Search the data for the string "this" and gather each line it is in.

> _Figure scripts_
* START *

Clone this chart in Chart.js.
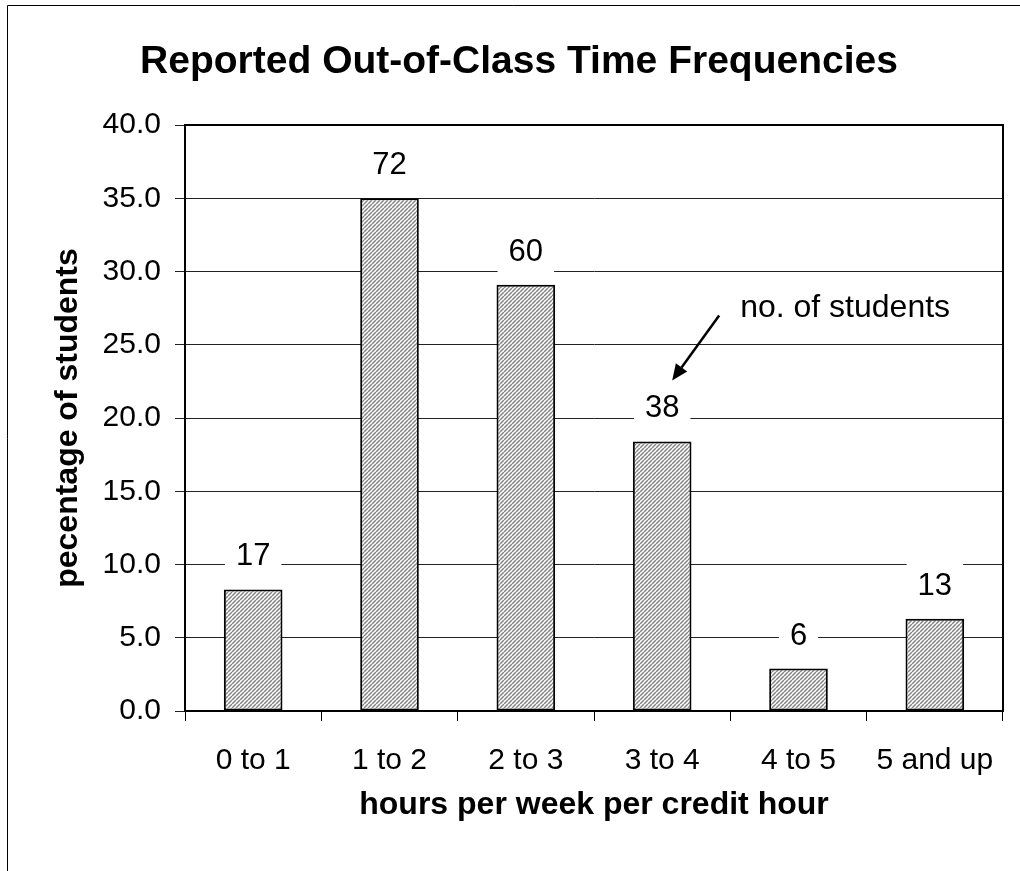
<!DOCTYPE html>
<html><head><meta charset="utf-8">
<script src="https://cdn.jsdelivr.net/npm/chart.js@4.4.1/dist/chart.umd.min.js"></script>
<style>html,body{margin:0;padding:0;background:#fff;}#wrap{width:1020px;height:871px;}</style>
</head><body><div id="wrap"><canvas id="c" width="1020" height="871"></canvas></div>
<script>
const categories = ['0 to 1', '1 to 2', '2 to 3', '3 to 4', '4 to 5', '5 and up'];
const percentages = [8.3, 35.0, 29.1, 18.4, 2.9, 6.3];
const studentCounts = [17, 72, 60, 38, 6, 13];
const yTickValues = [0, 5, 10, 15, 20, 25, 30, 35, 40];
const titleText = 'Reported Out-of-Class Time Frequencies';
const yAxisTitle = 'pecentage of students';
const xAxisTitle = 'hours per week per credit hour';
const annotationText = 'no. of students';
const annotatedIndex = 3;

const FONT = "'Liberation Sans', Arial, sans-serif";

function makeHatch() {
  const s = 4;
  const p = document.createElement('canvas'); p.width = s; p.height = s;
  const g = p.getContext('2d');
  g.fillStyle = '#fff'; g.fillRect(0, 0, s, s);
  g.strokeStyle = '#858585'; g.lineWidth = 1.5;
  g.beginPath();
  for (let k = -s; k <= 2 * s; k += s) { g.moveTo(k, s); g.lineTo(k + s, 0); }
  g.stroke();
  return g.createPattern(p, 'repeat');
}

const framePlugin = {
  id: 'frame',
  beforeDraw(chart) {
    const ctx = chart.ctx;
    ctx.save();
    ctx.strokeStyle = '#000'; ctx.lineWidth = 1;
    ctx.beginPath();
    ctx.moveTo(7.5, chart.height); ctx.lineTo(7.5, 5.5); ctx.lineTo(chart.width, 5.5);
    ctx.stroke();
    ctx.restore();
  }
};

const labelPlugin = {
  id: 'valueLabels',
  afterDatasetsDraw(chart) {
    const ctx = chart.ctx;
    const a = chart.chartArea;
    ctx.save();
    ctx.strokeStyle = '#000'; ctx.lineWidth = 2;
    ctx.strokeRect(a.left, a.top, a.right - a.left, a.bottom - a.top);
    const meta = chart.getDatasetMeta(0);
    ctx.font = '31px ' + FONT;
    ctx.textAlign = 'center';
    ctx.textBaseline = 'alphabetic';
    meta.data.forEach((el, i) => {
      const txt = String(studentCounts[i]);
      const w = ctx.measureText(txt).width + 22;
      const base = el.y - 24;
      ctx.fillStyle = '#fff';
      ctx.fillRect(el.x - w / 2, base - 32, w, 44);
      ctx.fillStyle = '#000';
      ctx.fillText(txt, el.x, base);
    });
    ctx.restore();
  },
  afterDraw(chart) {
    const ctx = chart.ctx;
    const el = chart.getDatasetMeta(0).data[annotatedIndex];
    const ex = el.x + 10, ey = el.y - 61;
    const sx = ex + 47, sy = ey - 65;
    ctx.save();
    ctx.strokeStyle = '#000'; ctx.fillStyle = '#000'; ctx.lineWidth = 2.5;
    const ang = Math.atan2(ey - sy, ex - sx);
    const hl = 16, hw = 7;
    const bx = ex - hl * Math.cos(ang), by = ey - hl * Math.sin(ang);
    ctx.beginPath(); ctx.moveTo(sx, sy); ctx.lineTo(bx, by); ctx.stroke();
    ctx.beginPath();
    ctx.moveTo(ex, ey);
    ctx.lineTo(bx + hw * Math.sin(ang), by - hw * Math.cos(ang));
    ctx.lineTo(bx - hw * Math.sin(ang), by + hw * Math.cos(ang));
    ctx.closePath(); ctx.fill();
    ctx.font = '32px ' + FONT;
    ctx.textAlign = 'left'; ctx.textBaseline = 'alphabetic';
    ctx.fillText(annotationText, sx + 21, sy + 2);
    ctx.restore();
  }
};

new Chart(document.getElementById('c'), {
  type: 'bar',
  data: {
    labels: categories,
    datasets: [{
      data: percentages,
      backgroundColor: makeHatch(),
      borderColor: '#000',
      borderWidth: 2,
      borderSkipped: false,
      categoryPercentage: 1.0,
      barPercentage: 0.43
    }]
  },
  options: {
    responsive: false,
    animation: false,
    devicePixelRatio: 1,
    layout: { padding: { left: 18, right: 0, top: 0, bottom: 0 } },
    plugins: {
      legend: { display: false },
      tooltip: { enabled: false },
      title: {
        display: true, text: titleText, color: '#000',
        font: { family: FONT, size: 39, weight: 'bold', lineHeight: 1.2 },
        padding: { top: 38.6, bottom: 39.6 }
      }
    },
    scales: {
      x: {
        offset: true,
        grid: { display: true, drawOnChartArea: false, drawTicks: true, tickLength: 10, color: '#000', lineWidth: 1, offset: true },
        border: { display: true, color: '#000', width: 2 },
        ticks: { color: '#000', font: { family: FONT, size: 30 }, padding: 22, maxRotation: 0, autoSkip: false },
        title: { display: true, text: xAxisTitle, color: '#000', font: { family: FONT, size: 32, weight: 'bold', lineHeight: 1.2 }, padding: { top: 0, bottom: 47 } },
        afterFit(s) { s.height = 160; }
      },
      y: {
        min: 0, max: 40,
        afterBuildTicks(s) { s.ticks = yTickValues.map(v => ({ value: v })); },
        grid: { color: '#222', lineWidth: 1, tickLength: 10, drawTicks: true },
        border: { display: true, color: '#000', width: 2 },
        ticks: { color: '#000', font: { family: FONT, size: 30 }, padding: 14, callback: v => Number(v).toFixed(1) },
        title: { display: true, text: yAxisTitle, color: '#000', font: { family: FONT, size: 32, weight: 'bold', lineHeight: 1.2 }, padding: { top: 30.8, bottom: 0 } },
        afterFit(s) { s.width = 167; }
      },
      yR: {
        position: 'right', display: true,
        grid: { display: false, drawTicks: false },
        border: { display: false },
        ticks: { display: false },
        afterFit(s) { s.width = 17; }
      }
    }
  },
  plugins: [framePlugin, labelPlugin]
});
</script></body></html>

* END *
* START *

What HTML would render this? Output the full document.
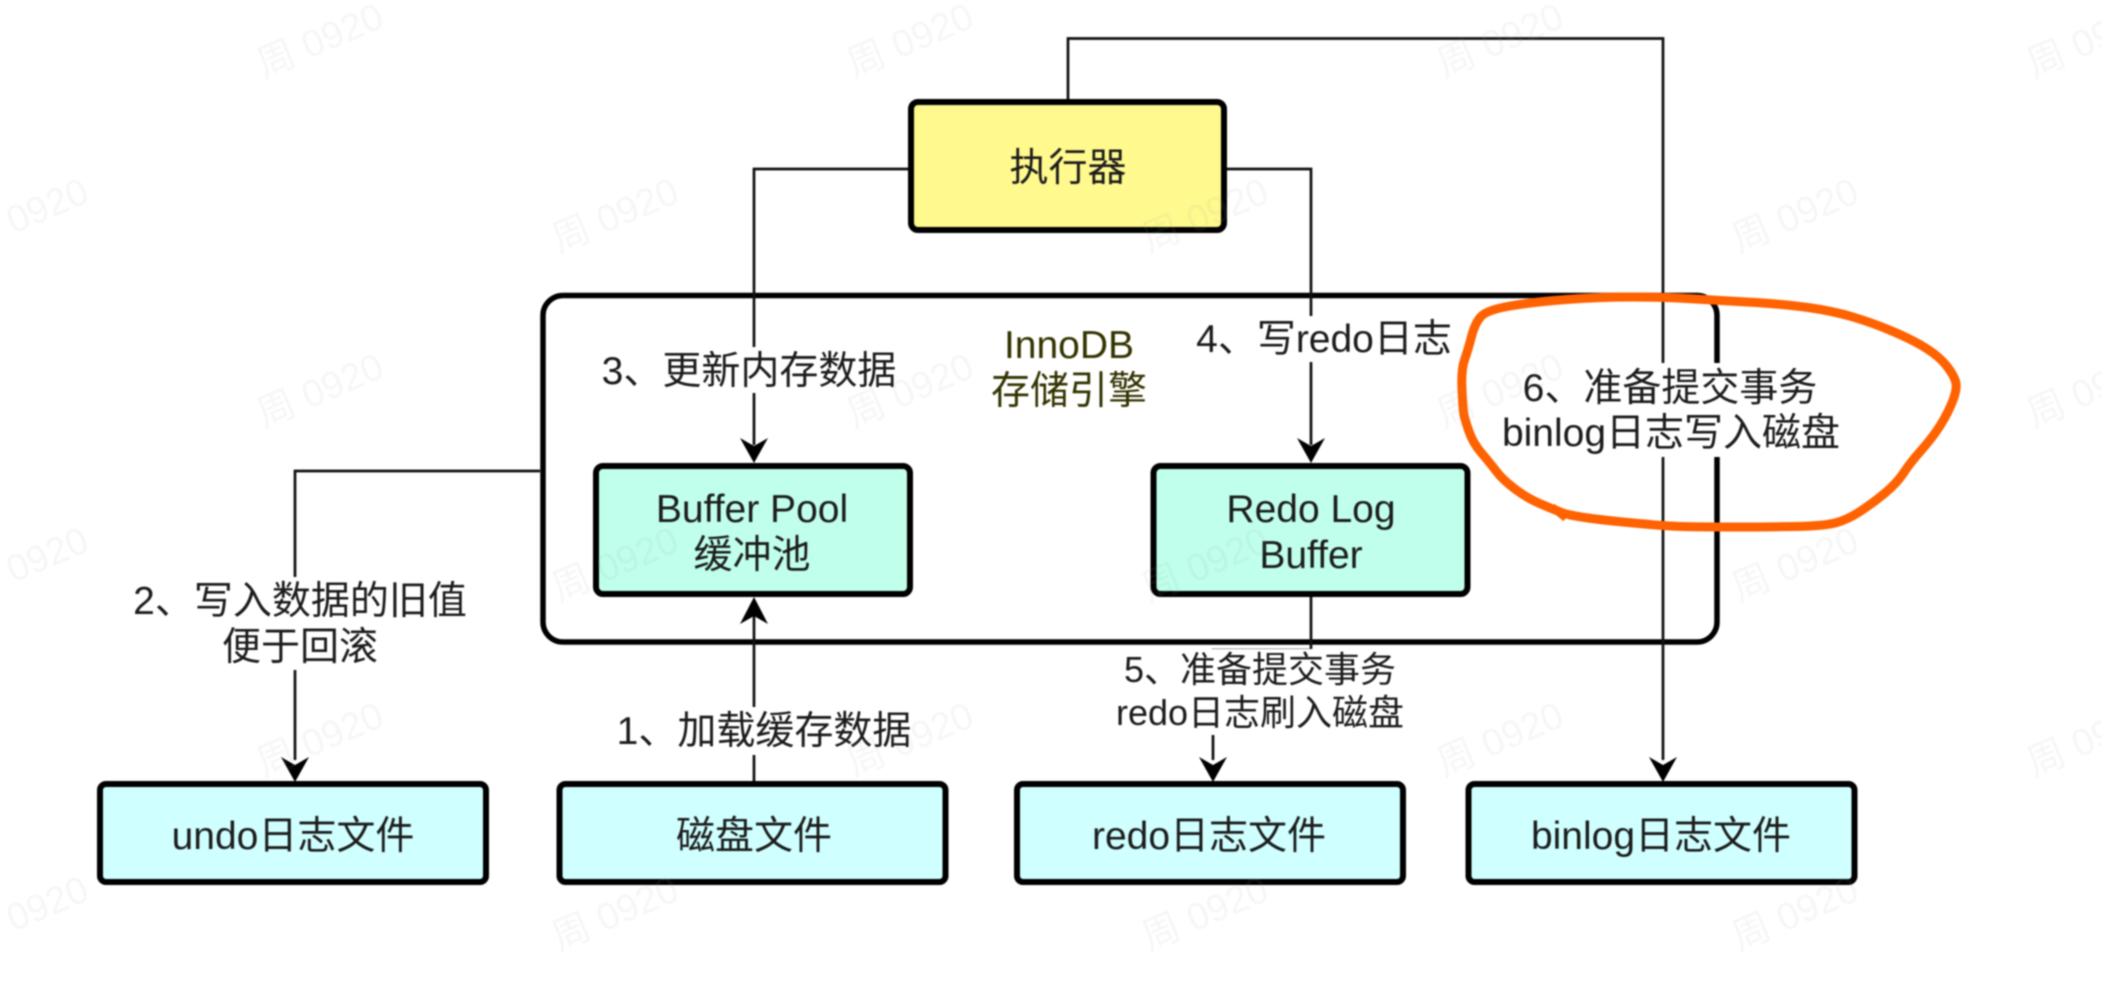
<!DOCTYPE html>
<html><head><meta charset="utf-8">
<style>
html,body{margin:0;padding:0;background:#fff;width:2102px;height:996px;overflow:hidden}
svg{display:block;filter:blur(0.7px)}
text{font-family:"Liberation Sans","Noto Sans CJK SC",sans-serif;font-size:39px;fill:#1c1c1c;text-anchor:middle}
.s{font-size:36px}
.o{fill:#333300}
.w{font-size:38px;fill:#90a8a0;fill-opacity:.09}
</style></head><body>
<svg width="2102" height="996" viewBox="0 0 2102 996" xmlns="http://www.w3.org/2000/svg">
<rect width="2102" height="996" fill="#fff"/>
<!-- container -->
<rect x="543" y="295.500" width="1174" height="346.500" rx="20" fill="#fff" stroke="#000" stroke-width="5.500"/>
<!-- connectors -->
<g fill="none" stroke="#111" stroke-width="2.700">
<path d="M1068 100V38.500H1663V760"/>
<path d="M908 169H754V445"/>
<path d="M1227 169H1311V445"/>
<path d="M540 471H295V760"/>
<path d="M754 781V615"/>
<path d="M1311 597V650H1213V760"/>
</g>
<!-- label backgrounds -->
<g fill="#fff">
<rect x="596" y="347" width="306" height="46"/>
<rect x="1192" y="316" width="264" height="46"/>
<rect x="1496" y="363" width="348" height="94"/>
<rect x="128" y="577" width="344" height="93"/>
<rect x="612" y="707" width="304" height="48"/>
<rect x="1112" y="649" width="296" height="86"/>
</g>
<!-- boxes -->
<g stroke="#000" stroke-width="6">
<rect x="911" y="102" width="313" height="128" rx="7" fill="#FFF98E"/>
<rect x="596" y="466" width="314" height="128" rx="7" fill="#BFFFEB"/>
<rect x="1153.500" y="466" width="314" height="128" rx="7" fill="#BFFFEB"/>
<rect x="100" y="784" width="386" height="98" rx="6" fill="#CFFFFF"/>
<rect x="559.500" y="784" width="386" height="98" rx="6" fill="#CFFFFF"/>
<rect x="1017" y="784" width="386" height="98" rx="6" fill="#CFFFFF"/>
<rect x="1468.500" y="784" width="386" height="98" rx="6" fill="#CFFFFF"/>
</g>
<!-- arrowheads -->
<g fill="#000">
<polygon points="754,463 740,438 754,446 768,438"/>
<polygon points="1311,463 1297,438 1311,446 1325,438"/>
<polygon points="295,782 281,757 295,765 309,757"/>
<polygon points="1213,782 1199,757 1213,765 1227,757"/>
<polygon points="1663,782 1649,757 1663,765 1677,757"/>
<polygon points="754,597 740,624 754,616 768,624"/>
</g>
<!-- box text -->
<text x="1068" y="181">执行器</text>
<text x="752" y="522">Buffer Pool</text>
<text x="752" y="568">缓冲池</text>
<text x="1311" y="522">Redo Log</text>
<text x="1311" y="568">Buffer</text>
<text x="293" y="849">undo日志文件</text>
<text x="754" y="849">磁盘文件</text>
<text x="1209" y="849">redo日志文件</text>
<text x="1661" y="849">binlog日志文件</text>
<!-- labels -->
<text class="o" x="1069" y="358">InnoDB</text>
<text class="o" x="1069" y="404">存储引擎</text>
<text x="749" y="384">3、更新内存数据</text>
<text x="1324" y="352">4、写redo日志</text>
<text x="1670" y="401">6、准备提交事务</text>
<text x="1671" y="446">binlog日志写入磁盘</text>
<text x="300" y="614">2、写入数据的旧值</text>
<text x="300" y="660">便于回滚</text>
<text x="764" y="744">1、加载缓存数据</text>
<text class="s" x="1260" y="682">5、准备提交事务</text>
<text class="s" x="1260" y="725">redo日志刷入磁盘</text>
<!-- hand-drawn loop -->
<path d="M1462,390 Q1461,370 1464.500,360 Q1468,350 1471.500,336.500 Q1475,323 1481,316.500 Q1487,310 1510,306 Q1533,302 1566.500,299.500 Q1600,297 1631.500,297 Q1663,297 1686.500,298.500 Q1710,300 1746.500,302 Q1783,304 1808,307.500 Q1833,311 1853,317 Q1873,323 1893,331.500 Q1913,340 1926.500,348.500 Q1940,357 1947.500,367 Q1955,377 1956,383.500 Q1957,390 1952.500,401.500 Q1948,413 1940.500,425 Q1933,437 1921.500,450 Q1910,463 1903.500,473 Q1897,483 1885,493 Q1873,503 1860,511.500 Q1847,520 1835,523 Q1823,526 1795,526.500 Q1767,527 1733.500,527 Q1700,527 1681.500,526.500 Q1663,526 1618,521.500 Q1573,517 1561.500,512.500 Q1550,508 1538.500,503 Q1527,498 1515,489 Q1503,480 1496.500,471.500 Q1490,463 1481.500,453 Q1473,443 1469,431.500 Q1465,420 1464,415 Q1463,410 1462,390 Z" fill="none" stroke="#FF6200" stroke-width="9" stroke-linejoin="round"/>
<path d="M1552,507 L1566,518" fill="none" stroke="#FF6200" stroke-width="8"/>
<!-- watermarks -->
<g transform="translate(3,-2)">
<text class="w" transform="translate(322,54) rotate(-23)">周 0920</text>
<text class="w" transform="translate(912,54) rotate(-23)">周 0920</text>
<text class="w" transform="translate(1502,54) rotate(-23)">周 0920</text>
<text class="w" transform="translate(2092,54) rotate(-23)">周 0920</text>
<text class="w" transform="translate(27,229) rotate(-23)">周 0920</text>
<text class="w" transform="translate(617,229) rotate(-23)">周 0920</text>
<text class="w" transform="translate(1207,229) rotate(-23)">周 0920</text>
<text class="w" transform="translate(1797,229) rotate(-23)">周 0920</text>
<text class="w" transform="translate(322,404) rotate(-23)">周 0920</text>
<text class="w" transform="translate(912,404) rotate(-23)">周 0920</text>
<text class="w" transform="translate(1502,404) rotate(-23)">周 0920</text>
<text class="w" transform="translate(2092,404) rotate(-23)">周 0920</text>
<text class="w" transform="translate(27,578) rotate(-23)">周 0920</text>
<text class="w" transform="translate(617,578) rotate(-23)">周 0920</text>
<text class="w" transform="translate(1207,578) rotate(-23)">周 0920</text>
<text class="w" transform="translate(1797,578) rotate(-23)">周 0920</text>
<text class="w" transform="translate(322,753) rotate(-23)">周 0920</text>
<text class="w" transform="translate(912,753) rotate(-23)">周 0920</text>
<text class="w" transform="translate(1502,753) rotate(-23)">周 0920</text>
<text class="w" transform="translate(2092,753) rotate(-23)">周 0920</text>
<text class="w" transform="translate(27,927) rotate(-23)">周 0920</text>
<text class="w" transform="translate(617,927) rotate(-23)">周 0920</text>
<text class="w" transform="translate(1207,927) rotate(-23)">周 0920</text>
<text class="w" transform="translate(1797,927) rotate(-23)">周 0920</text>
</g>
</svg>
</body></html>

* END *

> _Solution below_
Clone this chart in Chart.js.
What HTML would render this? Output the full document.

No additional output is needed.